### REQUEST
Begin at the top of the records below and return each line exactly through the line with "from bokeh.resources import INLINE". Skip pictures.

begin DATA SUPPLIED

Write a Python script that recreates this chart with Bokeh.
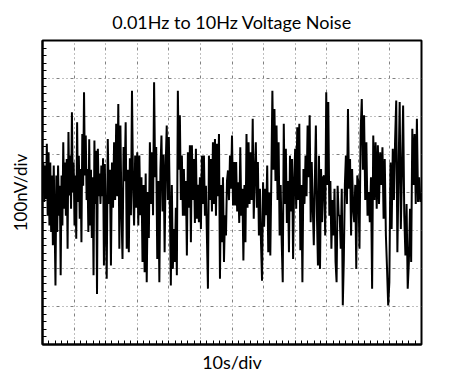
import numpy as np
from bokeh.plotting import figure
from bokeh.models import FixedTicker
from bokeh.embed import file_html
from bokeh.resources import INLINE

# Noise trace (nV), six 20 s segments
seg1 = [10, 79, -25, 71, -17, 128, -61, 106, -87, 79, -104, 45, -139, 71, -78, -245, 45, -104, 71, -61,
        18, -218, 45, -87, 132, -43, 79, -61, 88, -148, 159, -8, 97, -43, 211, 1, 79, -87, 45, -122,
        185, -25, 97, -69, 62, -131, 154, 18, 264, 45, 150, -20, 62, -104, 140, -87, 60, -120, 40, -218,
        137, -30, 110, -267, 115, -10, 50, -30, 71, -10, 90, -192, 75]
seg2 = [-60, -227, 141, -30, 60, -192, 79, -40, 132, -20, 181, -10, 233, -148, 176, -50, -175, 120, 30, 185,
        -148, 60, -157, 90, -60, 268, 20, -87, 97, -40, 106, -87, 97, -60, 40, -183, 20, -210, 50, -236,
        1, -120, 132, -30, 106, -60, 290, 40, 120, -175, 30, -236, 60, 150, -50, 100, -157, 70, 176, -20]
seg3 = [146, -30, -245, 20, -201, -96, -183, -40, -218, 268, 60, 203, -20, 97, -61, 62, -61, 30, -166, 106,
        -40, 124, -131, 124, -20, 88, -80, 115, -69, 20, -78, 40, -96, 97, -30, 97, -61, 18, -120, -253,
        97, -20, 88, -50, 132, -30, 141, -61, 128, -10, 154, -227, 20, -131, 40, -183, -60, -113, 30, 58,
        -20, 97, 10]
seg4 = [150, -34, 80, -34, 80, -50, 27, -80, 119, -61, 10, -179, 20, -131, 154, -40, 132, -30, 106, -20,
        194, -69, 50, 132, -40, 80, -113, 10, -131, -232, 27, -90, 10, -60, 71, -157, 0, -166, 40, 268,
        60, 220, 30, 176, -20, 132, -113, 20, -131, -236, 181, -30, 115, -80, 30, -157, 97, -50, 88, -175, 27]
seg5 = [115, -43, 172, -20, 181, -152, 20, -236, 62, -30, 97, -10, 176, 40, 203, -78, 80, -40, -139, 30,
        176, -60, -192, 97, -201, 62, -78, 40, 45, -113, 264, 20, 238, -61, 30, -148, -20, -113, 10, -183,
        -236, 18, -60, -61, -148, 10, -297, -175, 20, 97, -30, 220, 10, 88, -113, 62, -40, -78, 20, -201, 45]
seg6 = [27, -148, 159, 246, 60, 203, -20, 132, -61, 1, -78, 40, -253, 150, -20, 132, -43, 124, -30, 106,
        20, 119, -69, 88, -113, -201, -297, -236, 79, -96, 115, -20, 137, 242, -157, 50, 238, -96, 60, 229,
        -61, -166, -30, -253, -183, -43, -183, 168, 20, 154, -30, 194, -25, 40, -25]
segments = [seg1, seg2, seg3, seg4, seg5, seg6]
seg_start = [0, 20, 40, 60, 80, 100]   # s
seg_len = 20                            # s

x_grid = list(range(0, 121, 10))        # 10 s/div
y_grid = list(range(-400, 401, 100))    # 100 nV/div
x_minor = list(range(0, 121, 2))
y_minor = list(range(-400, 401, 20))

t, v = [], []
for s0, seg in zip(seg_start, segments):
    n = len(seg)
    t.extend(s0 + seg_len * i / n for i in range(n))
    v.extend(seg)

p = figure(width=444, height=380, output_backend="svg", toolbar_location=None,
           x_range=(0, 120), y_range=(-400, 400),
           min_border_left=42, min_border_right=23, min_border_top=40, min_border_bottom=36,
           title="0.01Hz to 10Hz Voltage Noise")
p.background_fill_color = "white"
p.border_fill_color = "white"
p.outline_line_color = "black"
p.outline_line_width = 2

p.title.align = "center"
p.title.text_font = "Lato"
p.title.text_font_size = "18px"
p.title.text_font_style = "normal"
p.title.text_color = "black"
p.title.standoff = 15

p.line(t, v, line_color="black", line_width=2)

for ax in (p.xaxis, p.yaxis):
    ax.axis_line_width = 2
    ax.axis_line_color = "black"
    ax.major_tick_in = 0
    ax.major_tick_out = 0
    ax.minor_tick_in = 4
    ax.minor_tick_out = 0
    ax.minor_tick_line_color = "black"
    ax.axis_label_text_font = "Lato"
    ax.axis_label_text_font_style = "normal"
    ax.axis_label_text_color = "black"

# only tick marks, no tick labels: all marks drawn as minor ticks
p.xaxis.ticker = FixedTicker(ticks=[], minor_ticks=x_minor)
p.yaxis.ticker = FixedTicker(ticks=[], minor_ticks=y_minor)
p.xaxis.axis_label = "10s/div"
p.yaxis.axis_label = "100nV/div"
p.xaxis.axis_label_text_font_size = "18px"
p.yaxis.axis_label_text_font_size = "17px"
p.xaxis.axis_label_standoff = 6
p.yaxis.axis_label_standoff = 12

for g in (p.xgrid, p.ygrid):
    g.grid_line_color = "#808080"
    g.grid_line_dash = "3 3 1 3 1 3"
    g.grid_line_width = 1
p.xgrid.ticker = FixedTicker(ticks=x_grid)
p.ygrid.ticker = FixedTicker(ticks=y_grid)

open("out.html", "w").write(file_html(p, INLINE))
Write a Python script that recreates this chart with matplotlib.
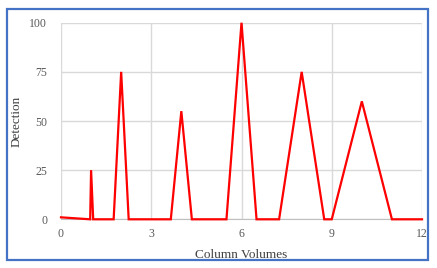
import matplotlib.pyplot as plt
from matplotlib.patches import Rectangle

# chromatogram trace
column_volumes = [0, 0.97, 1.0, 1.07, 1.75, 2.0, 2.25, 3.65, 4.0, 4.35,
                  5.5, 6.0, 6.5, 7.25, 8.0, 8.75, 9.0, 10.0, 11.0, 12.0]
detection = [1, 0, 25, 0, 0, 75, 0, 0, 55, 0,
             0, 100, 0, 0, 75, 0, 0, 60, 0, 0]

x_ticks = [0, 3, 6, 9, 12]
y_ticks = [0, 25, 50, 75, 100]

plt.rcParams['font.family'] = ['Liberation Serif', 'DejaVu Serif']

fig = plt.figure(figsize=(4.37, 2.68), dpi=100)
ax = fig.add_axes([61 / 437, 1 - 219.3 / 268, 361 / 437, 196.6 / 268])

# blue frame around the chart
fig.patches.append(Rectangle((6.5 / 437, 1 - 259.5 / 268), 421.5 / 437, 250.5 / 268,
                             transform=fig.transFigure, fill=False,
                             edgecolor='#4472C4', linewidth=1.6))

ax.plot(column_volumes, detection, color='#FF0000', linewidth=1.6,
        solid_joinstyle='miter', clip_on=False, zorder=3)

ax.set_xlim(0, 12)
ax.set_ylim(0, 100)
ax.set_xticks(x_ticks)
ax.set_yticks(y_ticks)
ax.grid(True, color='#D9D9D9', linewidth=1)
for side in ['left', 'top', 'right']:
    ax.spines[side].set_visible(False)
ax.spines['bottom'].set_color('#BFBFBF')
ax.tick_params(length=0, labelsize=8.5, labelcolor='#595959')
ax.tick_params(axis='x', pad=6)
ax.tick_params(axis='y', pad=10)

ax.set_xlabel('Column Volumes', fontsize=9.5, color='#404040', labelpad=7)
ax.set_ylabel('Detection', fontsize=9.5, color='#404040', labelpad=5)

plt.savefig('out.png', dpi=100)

end DATA SUPPLIED

### WRITTEN RESPONSE
Write a Python script that recreates this chart with Bokeh.
import numpy as np
from bokeh.plotting import figure
from bokeh.models import FixedTicker
from bokeh.embed import file_html
from bokeh.resources import INLINE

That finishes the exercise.